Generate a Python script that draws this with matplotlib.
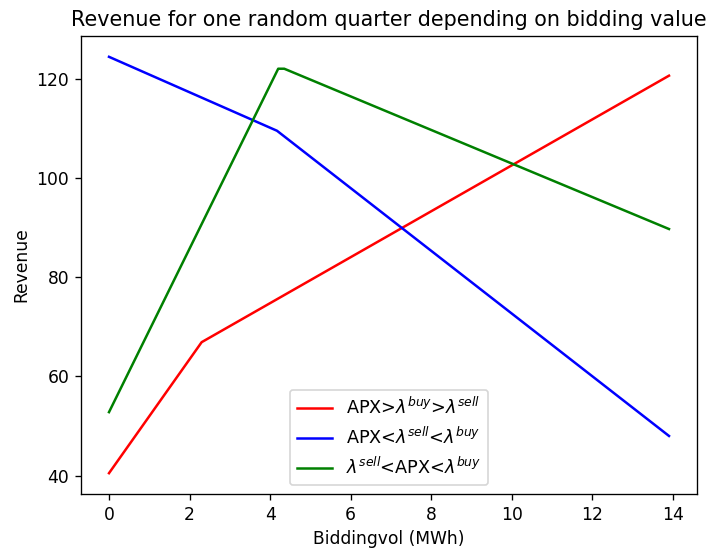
import matplotlib
matplotlib.use("Agg")
import matplotlib.pyplot as plt

# Piecewise-linear revenue curves over bidding volume (MWh)
red_x = [0.0, 2.3, 13.9]
red_y = [40.5, 66.9, 120.6]

blue_x = [0.0, 4.17, 13.9]
blue_y = [124.4, 109.5, 48.0]

green_x = [0.0, 4.2, 4.35, 13.9]
green_y = [52.8, 122.0, 122.0, 89.7]

labels = [
    r"APX>$\lambda^{buy}$>$\lambda^{sell}$",
    r"APX<$\lambda^{sell}$<$\lambda^{buy}$",
    r"$\lambda^{sell}$<APX<$\lambda^{buy}$",
]

plt.rcParams["font.size"] = 10.3

W, H, DPI = 707, 551, 120
fig = plt.figure(figsize=(W / DPI, H / DPI), dpi=DPI)
ax = fig.add_axes([81 / W, 1 - 494 / H, (697 - 81) / W, (494 - 36) / H])

ax.plot(red_x, red_y, color="red", label=labels[0])
ax.plot(blue_x, blue_y, color="blue", label=labels[1])
ax.plot(green_x, green_y, color="green", label=labels[2])

ax.set_title("Revenue for one random quarter depending on bidding value",
             fontsize=12.4)
ax.set_xlabel("Biddingvol (MWh)")
ax.set_ylabel("Revenue")
ax.set_xticks([0, 2, 4, 6, 8, 10, 12, 14])
ax.set_yticks([40, 60, 80, 100, 120])
ax.legend(loc="lower center", fontsize=10.6)

fig.savefig("out.png", dpi=DPI)
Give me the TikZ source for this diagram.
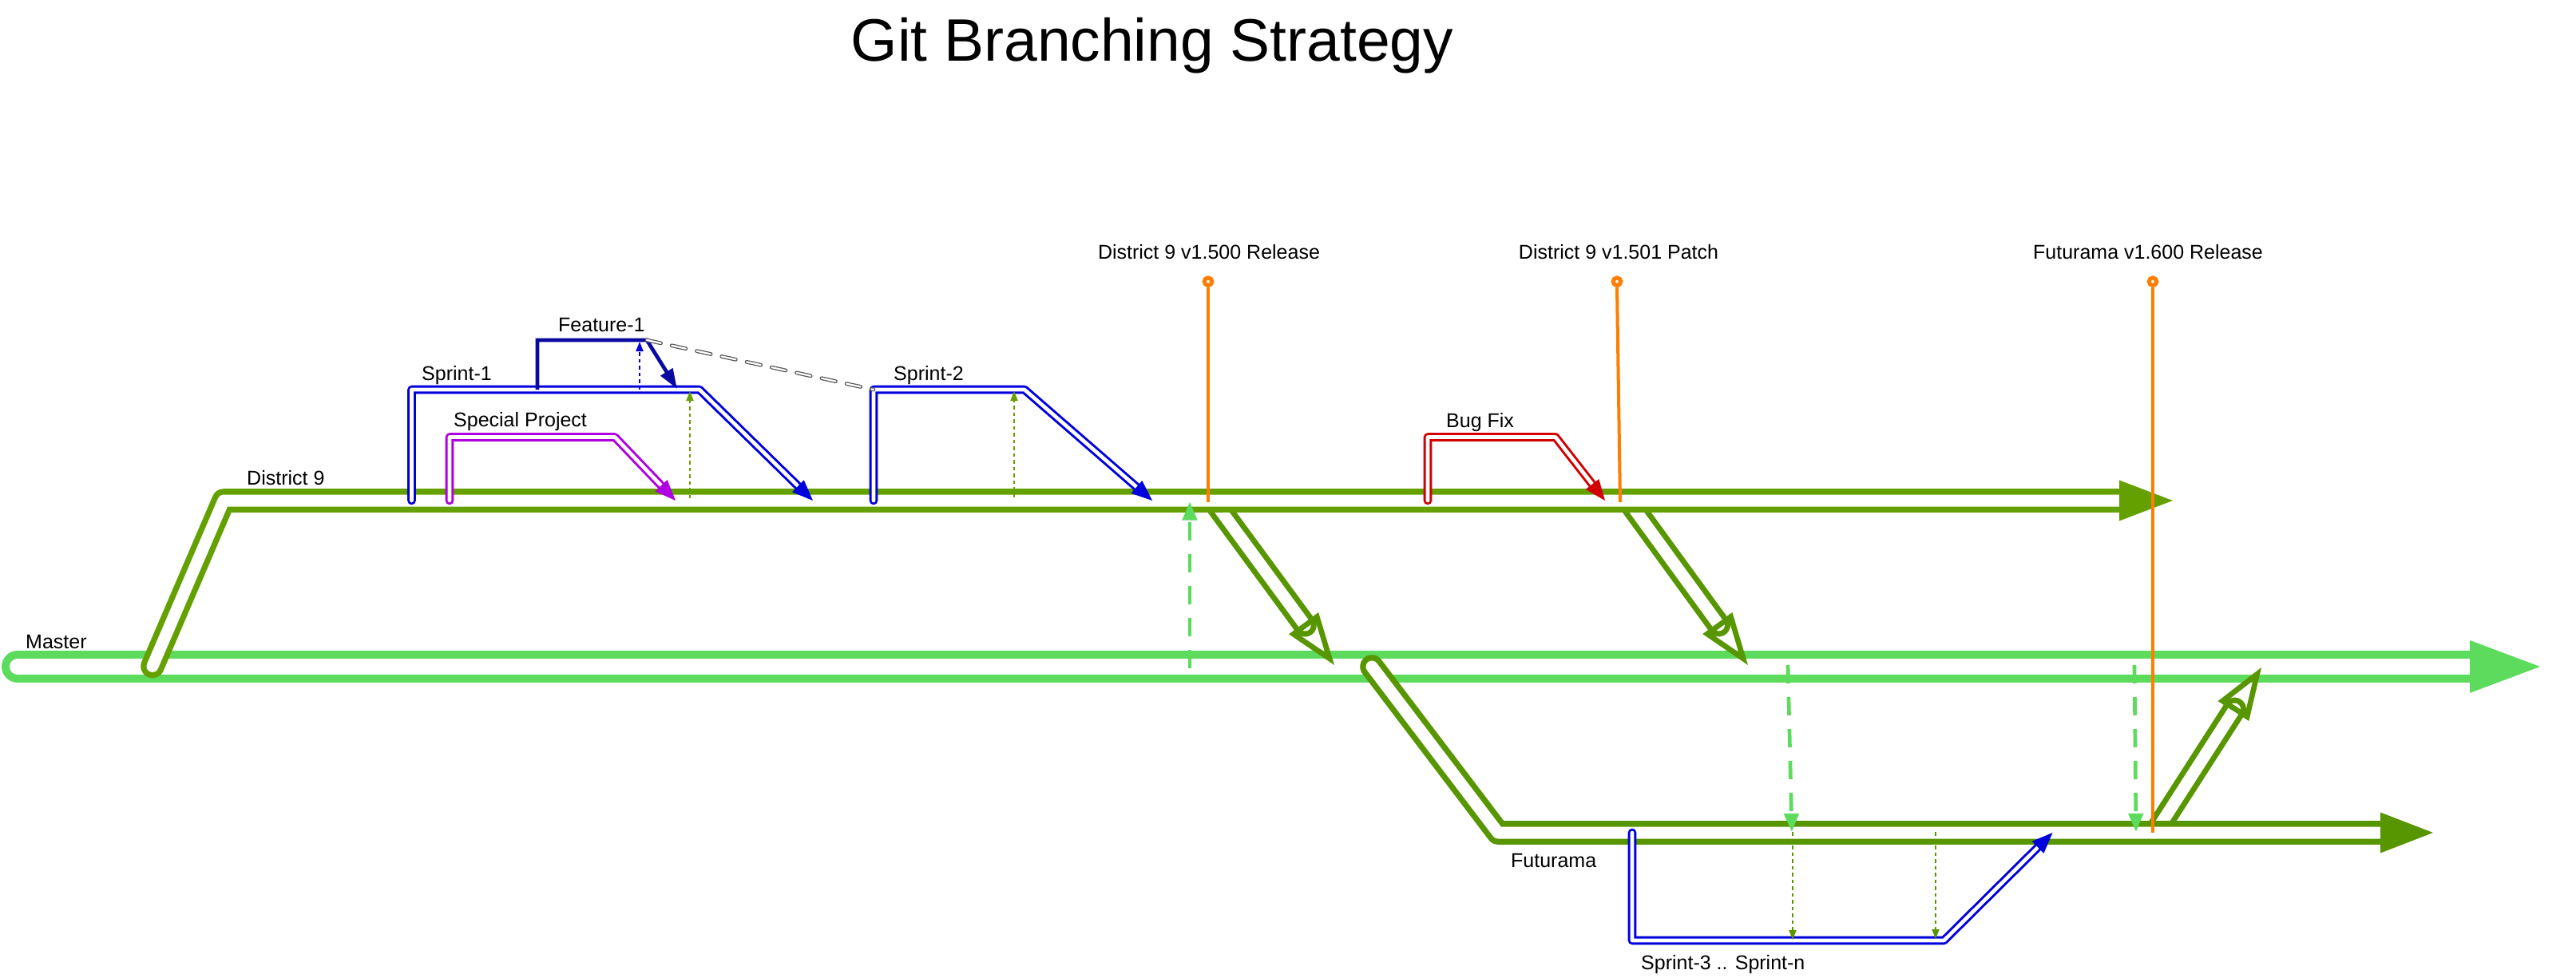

▶ PROMPT: Collect each line above holding the string "this".

▶ REPLY TO THE EXERCISE:
Generate a Python script that draws this with matplotlib.
Give me the TikZ source for this diagram.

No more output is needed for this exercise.